November 20, 2009

From Gerald R. Lucas

Not a Business

In a meeting on campus the other day, someone said to me: “The college is a business.”

I responded: “No, it’s not. There might be business done in the college, but it is an institution of higher education.”

I know that many in this state—and perhaps around the country—are trying to sell this idea. Our current chancellor is from the private sector, for example. The University System of Georgia currently has a “customer service” initiative going on, and we occasionally get emails about how to make the university experience more friendly to our “customers.”

This is dangerous and, frankly, nauseating.

Business—at least how I see it practiced in the US—is all about closing off possibilities; it’s about drawing lines, securing boundaries. It’s about closed systems, elite hegemonies, keeping things status quo; business de-emphasizes the human in favor of the machine. Education is the opposite: it wants to open up possibilities.
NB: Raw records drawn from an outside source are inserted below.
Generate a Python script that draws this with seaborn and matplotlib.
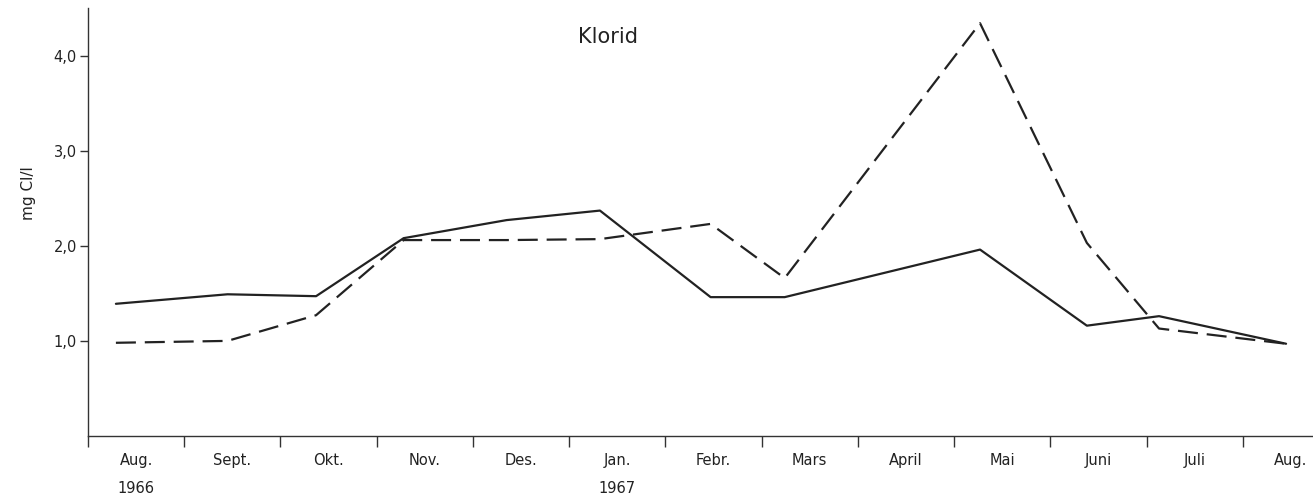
import matplotlib
matplotlib.use('Agg')
import matplotlib.pyplot as plt
import seaborn as sns
import pandas as pd

# month labels (ticks sit between them)
months = ['Aug.\n1966', 'Sept.', 'Okt.', 'Nov.', 'Des.', 'Jan.\n1967', 'Febr.',
          'Mars', 'April', 'Mai', 'Juni', 'Juli', 'Aug.']

# sampling dates in month units from start of Aug 1966
x_solid = [0.29, 1.45, 2.37, 3.28, 4.35, 5.32, 6.47, 7.24, 9.27, 10.38, 11.13, 12.45]
y_solid = [1.39, 1.49, 1.47, 2.08, 2.27, 2.37, 1.46, 1.46, 1.96, 1.16, 1.26, 0.97]

x_dashed = [0.29, 1.45, 2.37, 3.28, 4.35, 5.32, 6.47, 7.24, 9.27, 10.38, 11.13, 12.45]
y_dashed = [0.98, 1.00, 1.27, 2.06, 2.06, 2.07, 2.23, 1.66, 4.34, 2.03, 1.13, 0.97]

df = pd.DataFrame({
    'mnd': x_solid + x_dashed,
    'klorid': y_solid + y_dashed,
    'serie': ['a'] * len(x_solid) + ['b'] * len(x_dashed),
})

sns.set_style('ticks')
plt.rcParams['font.family'] = ['DejaVu Sans']

fig = plt.figure(figsize=(13.13, 5.03), dpi=100)
ax = fig.add_axes([88 / 1313, 67 / 503, 1 - 88 / 1313, 428 / 503])

sns.lineplot(data=df, x='mnd', y='klorid', style='serie', dashes={'a': '', 'b': (9, 4)},
             color='#222222', linewidth=1.6, legend=False, ax=ax, sort=False)

ax.set_xlim(0, 12.73)
ax.set_ylim(0, 4.5)

ax.set_xticks(range(0, 13))
ax.set_xticklabels([])
ax.set_xticks([i + 0.5 for i in range(len(months))], minor=True)
ax.set_xticklabels(months, minor=True, fontsize=10.5, color='#222222',
                   linespacing=2.1, va='top')
ax.tick_params(axis='x', which='major', length=8, width=1, color='#333333', direction='out')
ax.tick_params(axis='x', which='minor', length=0, pad=12)

ax.set_yticks([1, 2, 3, 4])
ax.set_yticklabels(['1,0', '2,0', '3,0', '4,0'], fontsize=10.5, color='#222222')
ax.tick_params(axis='y', length=6, width=1, color='#333333', direction='out', pad=2)

ax.set_xlabel('')
ax.set_ylabel('')
for side in ['left', 'bottom']:
    ax.spines[side].set_color('#333333')
    ax.spines[side].set_linewidth(1)
sns.despine(ax=ax, top=True, right=True)

fig.text(28 / 1313, 1 - 193 / 503, 'mg Cl/l', rotation=90, fontsize=11,
         color='#222222', ha='center', va='center')
ax.text(5.4, 4.2, 'Klorid', fontsize=15, color='#222222', ha='center', va='center')

fig.savefig('out.png', dpi=100)
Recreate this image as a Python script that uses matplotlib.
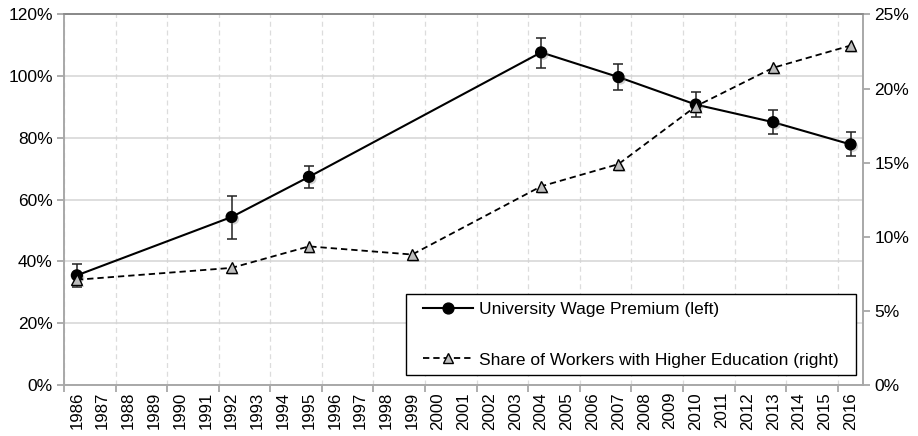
import matplotlib
matplotlib.use("Agg")
import matplotlib.pyplot as plt
import matplotlib.patheffects as pe
from matplotlib.lines import Line2D
from matplotlib.patches import Rectangle
from matplotlib.ticker import FixedLocator, FuncFormatter
import numpy as np

plt.rcParams['font.family'] = ['Liberation Sans', 'DejaVu Sans']

years = [str(y) for y in range(1986, 2017)]

wage_years = ['1986', '1992', '1995', '2004', '2007', '2010', '2013', '2016']
wage_premium = [35.5, 54.4, 67.4, 107.7, 99.7, 90.8, 85.1, 77.9]
wage_upper = [39.1, 61.1, 70.8, 112.5, 104.0, 94.8, 89.2, 81.9]
wage_lower = [31.7, 47.4, 63.9, 102.6, 95.5, 86.8, 81.2, 74.2]

share_years = ['1986', '1992', '1995', '1999', '2004', '2007', '2010', '2013', '2016']
share_higher_ed = [7.1, 7.9, 9.35, 8.8, 13.4, 14.9, 18.8, 21.4, 22.9]

label_wage = 'University Wage Premium (left)'
label_share = 'Share of Workers with Higher Education (right)'

fig = plt.figure(figsize=(9.18, 4.36), dpi=100)
ax = fig.add_axes([0.0697, 0.117, 0.8709, 0.850])
ax2 = ax.twinx()

xw = np.array([years.index(y) for y in wage_years])
xs = np.array([years.index(y) for y in share_years])
wp = np.array(wage_premium)
yerr = np.vstack([wp - np.array(wage_lower), np.array(wage_upper) - wp])

shadow = [pe.SimplePatchShadow(offset=(1.5, -1.5), shadow_rgbFace='gray', alpha=0.35), pe.Normal()]

ax.errorbar(xw, wp, yerr=yerr, fmt='none', ecolor='#222222', elinewidth=1.1,
            capsize=3.5, capthick=1.1, zorder=3)
ax.plot(xw, wp, color='black', lw=1.5, zorder=4)
ax.plot(xw, wp, ls='none', marker='o', ms=7.8, mfc='black', mec='black',
        zorder=5, path_effects=shadow)

ax2.plot(xs, share_higher_ed, color='black', lw=1.3, ls=(0, (3.5, 2.2)), zorder=4)
ax2.plot(xs, share_higher_ed, ls='none', marker='^', ms=7.8, mfc='#bdbdbd', mec='black',
         mew=1.0, zorder=5, path_effects=shadow)

n = len(years)
ax.set_xlim(-0.5, n - 0.5)
ax.set_ylim(0, 120)
ax2.set_ylim(0, 25)

ax.xaxis.set_major_locator(FixedLocator(np.arange(-0.5, n, 2)))
ax.set_xticklabels([], minor=False)
ax.set_xticks(np.arange(n), minor=True)
ax.set_xticklabels(years, minor=True, rotation=90, fontsize=12.2)
ax.tick_params(axis='x', which='major', length=5, color='#a0a0a0', width=1.2)
ax.tick_params(axis='x', which='minor', length=0, pad=5)

ax.set_yticks(np.arange(0, 121, 20))
ax.yaxis.set_major_formatter(FuncFormatter(lambda v, p: f'{int(v)}%'))
ax.tick_params(axis='y', length=5, color='#a0a0a0', width=1.2, labelsize=12.5, pad=3)
ax2.set_yticks(np.arange(0, 26, 5))
ax2.yaxis.set_major_formatter(FuncFormatter(lambda v, p: f'{int(v)}%'))
ax2.tick_params(axis='y', length=5, color='#a0a0a0', width=1.2, labelsize=12.5, pad=3)

ax.grid(axis='y', color='#d4d4d4', lw=1.1, ls='-')
ax.grid(axis='x', which='major', color='#dcdcdc', lw=0.9, ls=(0, (4, 3)))
ax.set_axisbelow(True)

for a in (ax, ax2):
    for s in a.spines.values():
        s.set_color('#a8a8a8')
        s.set_linewidth(1.2)
    a.spines['top'].set_color('#888888')

# legend box
ax2.add_patch(Rectangle((0.4278, 0.026), 0.5629, 0.2193, transform=ax2.transAxes,
                        facecolor='white', edgecolor='black', lw=1.0, zorder=9))

h1 = Line2D([], [], color='black', lw=1.5, marker='o', ms=7.8, mfc='black', mec='black')
h2 = Line2D([], [], color='black', lw=1.3, ls=(0, (3.5, 2.2)), marker='^', ms=7.8,
            mfc='#bdbdbd', mec='black', mew=1.0)
leg = ax2.legend([h1, h2], [label_wage, label_share], loc='center',
                 bbox_to_anchor=(0.709, 0.136), fontsize=12.5, frameon=False,
                 handlelength=2.9, handletextpad=0.35,
                 labelspacing=2.05, borderpad=0.0, borderaxespad=0)
leg.set_zorder(10)

fig.savefig('out.png', dpi=100)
It’s about teaching students that they have choice and using their critical capacities in exercising that choice. It’s about being the best human beings that we can. These seem to be opposite goals.

The business folks wear the ties and get things done. Their main goal is money and the power that comes along with it. This is not the same for educators. If these were our goals, none of us would have chosen education as a career path.

Higher education is not a business. It is not. I will not fall for this myth, neither should anyone else.